-- GIVEN TASK --
Reproduce the data below in full and exclude every picture.

+---+

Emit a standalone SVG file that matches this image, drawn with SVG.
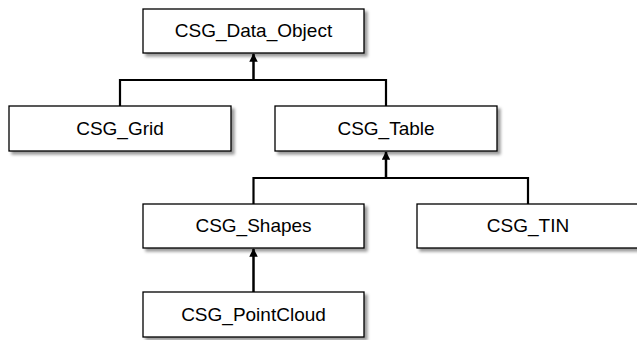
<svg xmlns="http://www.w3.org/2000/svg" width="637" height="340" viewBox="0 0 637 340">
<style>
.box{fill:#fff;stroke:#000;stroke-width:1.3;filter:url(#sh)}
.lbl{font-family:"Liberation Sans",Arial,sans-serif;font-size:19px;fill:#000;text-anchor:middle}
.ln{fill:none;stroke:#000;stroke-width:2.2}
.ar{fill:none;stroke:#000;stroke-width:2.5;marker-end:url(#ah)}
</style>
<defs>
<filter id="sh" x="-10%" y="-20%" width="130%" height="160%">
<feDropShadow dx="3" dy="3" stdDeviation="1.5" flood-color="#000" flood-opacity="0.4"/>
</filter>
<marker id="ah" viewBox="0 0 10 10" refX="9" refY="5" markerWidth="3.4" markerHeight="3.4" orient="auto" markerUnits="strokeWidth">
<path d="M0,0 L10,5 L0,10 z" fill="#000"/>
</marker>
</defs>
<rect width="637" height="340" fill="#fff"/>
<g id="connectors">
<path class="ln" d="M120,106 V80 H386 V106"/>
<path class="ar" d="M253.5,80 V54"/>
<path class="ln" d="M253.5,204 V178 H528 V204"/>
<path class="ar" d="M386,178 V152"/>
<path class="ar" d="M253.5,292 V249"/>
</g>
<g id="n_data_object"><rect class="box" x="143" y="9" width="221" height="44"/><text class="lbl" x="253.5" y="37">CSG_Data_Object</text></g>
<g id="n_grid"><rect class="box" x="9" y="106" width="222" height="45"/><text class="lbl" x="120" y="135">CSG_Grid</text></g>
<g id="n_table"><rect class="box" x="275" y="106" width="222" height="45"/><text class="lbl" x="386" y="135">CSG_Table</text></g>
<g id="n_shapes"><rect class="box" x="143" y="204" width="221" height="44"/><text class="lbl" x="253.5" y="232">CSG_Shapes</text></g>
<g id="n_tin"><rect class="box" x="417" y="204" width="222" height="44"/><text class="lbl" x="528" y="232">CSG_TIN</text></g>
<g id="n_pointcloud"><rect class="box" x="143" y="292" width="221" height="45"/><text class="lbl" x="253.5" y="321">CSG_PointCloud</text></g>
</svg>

+---+

-- FINAL RESULT --
Emit a standalone SVG file that matches this image, drawn with SVG.
<svg xmlns="http://www.w3.org/2000/svg" width="637" height="340" viewBox="0 0 637 340">
<style>
.box{fill:#fff;stroke:#000;stroke-width:1.3;filter:url(#sh)}
.lbl{font-family:"Liberation Sans",Arial,sans-serif;font-size:19px;fill:#000;text-anchor:middle}
.ln{fill:none;stroke:#000;stroke-width:2.2}
.ar{fill:none;stroke:#000;stroke-width:2.5;marker-end:url(#ah)}
</style>
<defs>
<filter id="sh" x="-10%" y="-20%" width="130%" height="160%">
<feDropShadow dx="3" dy="3" stdDeviation="1.5" flood-color="#000" flood-opacity="0.4"/>
</filter>
<marker id="ah" viewBox="0 0 10 10" refX="9" refY="5" markerWidth="3.4" markerHeight="3.4" orient="auto" markerUnits="strokeWidth">
<path d="M0,0 L10,5 L0,10 z" fill="#000"/>
</marker>
</defs>
<rect width="637" height="340" fill="#fff"/>
<g id="connectors">
<path class="ln" d="M120,106 V80 H386 V106"/>
<path class="ar" d="M253.5,80 V54"/>
<path class="ln" d="M253.5,204 V178 H528 V204"/>
<path class="ar" d="M386,178 V152"/>
<path class="ar" d="M253.5,292 V249"/>
</g>
<g id="n_data_object"><rect class="box" x="143" y="9" width="221" height="44"/><text class="lbl" x="253.5" y="37">CSG_Data_Object</text></g>
<g id="n_grid"><rect class="box" x="9" y="106" width="222" height="45"/><text class="lbl" x="120" y="135">CSG_Grid</text></g>
<g id="n_table"><rect class="box" x="275" y="106" width="222" height="45"/><text class="lbl" x="386" y="135">CSG_Table</text></g>
<g id="n_shapes"><rect class="box" x="143" y="204" width="221" height="44"/><text class="lbl" x="253.5" y="232">CSG_Shapes</text></g>
<g id="n_tin"><rect class="box" x="417" y="204" width="222" height="44"/><text class="lbl" x="528" y="232">CSG_TIN</text></g>
<g id="n_pointcloud"><rect class="box" x="143" y="292" width="221" height="45"/><text class="lbl" x="253.5" y="321">CSG_PointCloud</text></g>
</svg>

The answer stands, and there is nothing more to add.